Ward-Waller earned a bachelor’s degree in civil engineering from Brown University, and a master’s degree in structural engineering from MIT, but realized that engineering work was far more repetitive and tedious than she had originally thought.
“I was much more interested in the front-end work of developing a building – where should it be built, how will people access it, what impact might it have on a community or the environment – than in managing the nitty-gritty details of engineering that structure,” she explained.
So before long, Ward-Waller gave up being a structural engineer in Boston to pursue a master’s degree of engineering in sustainable development at the University of Cambridge in England. In this new, decidedly nontraditional educational setting, she finally “got her feet wet” in the policy work she craved.
To put an exclamation point on her Cambridge experience, Ward-Waller organized a team of cyclists – including her mom – to bicycle across the U.S. in the early spring of 2012. Their goal was to promote safer, more bicycle-friendly communities, and to raise money for two bicycling advocacy organizations. Over the course of 12 weeks, the team covered more than 5,000 miles raising money and awareness for bicycle safety in communities from Key West, Fla., to San Francisco.
Ward-Waller calls the cross-country ride a life-changing journey of the heart. More importantly, it brought into focus her skills in fund raising and bicycle advocacy. Those skills led to leadership opportunities over the next five years with two major bicycling advocacy groups, Safe Routes to School National Partnership and the California Bicycle Coalition.
Today, Ward-Waller’s Caltrans team focuses on three key sustainability priorities:
- Championing active transportation – i.e. making walking and bicycling safer and more convenient.
- Advancing clean vehicles, fuels and materials; i.e. reducing the carbon footprint of Caltrans’ road work.
- Preparing for climate change and extreme weather – proactive planning and adaptation of state highways deemed most vulnerable to damage by severe weather.
Creating Healthier Networks
Much of Ward-Waller’s policy work relates directly to climate change: getting people out of greenhouse gas-emitting cars into friendlier, more active forms of transportation. Her team is trying to implement a strategic management plan adopted by Caltrans in 2015 to triple bicycle trips, double walking trips, and double transit trips by 2020.
“Getting people to use bicycles as a regular form of transportation requires having a well-connected network of safe facilities, and comfortable, convenient facilities in every neighborhood,” she explains. “We also need to provide seamless connections to other forms of transportation.”
Building up those networks requires steady funding – never a given – and a deliberate approach.
“Caltrans is developing active transportation (bike and walk) plans for each of its 12 districts statewide,” explained Ward-Waller. “Those plans are focused largely on intersections between state highways and local streets, working to remove barriers for residents to continuous and safe bicycling and walking. The plans provide a vision for how we want our community transportation networks to look and work in 20 to 25 years.”
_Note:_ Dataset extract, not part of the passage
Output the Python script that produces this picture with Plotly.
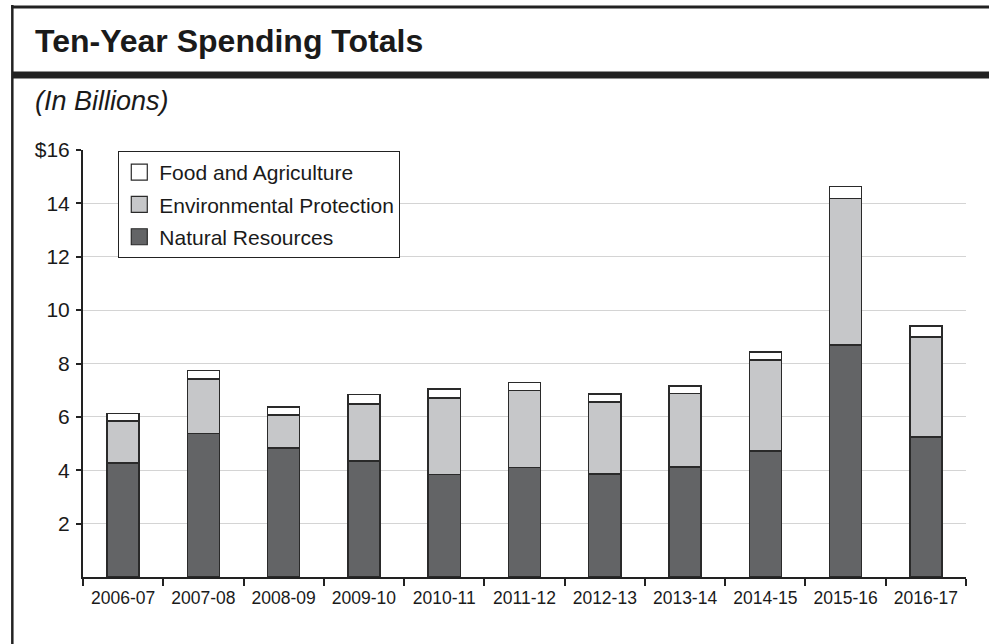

In a typical day, she meets with Caltrans colleagues as well as representatives of other agencies with stakes in sustainability, including the California Air Resources Board, the California Strategic Growth Council, and the state’s Department of Public Health.
Consistent with her passions for bicycling and sustainability, Ward-Waller practices what she preaches, commuting two miles daily by bicycle from her home to her office.
Ward-Waller also pursues another passion: ultra-marathon running. Over the past five years, she has run races in California and Utah ranging from 50 kilometers (30 miles) to 100 miles. Through running, Ward-Waller finds solace, mental clarity, and a healthy return to her roots.
“My endurance training takes me to really beautiful natural places, and allows me to disconnect,” she said. “It also helps me remember why my work is so important – to protect our climate and those beautiful places.”